▶ _What is asked_
From the data that follows, copy every line holding the string "chart".

▶ _Source excerpt_
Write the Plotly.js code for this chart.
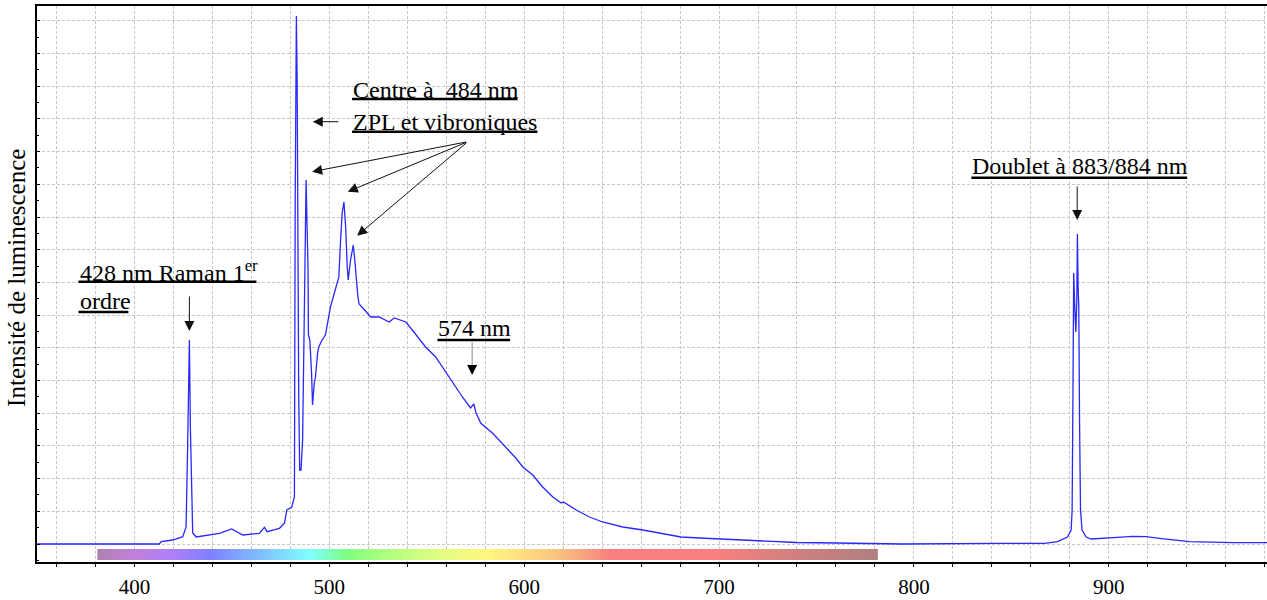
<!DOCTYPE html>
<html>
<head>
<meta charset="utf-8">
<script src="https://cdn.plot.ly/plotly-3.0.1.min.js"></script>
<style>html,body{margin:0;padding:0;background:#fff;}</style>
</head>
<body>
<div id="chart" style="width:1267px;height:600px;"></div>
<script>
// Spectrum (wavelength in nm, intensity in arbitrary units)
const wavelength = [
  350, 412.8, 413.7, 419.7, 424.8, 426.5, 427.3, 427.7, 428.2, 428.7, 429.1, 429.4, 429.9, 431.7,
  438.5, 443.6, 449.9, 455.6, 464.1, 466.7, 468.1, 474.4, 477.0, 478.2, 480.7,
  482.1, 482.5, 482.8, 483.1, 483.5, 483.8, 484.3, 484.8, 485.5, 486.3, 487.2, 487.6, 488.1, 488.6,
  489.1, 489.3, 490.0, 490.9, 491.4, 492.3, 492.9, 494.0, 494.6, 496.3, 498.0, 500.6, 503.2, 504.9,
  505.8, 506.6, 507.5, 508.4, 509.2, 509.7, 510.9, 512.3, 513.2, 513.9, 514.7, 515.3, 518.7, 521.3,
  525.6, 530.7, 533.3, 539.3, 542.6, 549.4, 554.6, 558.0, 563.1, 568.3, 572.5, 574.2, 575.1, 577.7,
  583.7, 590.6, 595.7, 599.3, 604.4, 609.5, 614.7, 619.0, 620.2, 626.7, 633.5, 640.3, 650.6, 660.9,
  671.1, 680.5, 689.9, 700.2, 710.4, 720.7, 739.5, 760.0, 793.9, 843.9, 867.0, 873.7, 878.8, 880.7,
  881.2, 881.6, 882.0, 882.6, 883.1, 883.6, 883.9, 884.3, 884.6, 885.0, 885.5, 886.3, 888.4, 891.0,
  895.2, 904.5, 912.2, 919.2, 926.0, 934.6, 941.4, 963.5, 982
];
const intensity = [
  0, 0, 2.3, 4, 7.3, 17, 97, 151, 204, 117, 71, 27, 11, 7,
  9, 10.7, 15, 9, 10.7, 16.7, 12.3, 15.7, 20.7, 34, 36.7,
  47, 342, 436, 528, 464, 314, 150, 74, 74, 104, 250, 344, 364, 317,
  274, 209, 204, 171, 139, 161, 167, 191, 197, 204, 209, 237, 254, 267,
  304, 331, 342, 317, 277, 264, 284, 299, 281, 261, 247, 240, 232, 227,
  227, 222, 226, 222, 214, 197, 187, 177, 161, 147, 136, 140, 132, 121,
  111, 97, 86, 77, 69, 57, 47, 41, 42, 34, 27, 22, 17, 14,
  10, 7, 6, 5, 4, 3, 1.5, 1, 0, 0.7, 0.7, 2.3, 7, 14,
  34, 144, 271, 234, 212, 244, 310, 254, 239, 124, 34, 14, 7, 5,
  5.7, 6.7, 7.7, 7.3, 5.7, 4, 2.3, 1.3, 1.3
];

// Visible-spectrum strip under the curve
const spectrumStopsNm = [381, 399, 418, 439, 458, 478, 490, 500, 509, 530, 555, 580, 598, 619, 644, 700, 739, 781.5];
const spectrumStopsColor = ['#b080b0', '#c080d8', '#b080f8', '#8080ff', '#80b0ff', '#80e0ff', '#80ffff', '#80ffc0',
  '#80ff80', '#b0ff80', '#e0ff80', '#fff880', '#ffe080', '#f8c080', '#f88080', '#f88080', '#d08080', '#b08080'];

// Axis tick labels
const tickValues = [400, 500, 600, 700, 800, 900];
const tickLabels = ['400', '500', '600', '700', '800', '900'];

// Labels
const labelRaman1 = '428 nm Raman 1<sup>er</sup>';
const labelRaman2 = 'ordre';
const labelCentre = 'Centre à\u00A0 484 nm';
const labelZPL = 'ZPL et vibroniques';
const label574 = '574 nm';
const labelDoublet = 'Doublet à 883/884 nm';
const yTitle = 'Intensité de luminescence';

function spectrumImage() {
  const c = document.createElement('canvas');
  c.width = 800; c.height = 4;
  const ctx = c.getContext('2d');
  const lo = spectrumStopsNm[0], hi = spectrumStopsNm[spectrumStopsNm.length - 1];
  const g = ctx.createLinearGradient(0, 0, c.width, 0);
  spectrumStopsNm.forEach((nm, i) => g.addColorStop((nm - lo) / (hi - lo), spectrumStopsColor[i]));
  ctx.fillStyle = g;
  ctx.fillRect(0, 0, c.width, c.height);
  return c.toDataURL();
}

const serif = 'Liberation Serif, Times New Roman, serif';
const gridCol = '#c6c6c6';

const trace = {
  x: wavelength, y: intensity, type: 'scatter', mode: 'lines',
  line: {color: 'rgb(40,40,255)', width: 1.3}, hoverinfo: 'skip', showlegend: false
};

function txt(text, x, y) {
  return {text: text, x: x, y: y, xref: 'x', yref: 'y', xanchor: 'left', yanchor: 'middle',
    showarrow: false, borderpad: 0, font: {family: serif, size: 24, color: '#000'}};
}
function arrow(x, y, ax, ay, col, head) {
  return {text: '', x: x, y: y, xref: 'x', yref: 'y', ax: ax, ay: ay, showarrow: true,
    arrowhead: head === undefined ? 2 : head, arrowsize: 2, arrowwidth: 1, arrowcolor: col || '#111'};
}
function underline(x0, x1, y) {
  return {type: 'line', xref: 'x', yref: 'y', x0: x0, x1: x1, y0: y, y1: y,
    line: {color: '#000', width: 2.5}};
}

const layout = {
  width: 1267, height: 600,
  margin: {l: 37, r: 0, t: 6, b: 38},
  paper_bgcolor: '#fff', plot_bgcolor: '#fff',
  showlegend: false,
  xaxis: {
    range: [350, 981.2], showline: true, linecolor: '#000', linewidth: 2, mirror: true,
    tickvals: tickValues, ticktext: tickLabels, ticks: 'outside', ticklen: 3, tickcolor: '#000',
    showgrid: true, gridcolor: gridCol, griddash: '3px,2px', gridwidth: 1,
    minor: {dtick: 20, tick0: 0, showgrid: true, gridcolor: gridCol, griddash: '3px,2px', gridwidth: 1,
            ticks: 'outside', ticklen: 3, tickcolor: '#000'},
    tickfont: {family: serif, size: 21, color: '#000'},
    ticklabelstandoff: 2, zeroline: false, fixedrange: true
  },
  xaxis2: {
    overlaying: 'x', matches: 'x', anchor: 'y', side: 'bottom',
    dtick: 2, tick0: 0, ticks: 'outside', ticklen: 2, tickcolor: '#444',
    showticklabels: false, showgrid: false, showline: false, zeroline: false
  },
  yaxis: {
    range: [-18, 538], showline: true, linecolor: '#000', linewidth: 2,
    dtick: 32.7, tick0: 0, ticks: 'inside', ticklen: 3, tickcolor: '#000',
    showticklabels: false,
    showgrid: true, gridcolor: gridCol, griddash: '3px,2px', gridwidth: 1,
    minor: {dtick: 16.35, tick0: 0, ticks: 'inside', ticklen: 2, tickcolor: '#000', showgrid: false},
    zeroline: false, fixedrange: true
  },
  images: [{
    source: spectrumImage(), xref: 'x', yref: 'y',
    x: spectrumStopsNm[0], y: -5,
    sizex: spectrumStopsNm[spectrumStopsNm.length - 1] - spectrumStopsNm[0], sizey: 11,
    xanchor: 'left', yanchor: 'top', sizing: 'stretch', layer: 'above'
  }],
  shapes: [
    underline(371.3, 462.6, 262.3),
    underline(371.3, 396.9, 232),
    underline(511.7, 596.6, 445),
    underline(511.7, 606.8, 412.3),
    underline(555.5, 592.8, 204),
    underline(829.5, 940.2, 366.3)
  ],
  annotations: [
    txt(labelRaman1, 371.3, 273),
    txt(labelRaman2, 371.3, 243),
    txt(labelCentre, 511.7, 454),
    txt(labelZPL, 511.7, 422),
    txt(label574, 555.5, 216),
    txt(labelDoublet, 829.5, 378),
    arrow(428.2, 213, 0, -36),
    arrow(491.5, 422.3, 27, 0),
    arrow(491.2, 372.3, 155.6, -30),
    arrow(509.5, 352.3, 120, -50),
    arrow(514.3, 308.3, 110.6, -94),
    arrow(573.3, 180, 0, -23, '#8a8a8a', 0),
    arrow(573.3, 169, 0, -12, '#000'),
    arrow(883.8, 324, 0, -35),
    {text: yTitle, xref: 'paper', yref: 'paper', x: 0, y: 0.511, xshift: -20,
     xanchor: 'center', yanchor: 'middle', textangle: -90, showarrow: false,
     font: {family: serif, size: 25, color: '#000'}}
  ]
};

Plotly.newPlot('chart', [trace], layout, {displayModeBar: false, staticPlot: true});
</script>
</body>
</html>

▶ _Task response_
Write the Plotly.js code for this chart.
<div id="chart" style="width:1267px;height:600px;"></div>
Plotly.newPlot('chart', [trace], layout, {displayModeBar: false, staticPlot: true});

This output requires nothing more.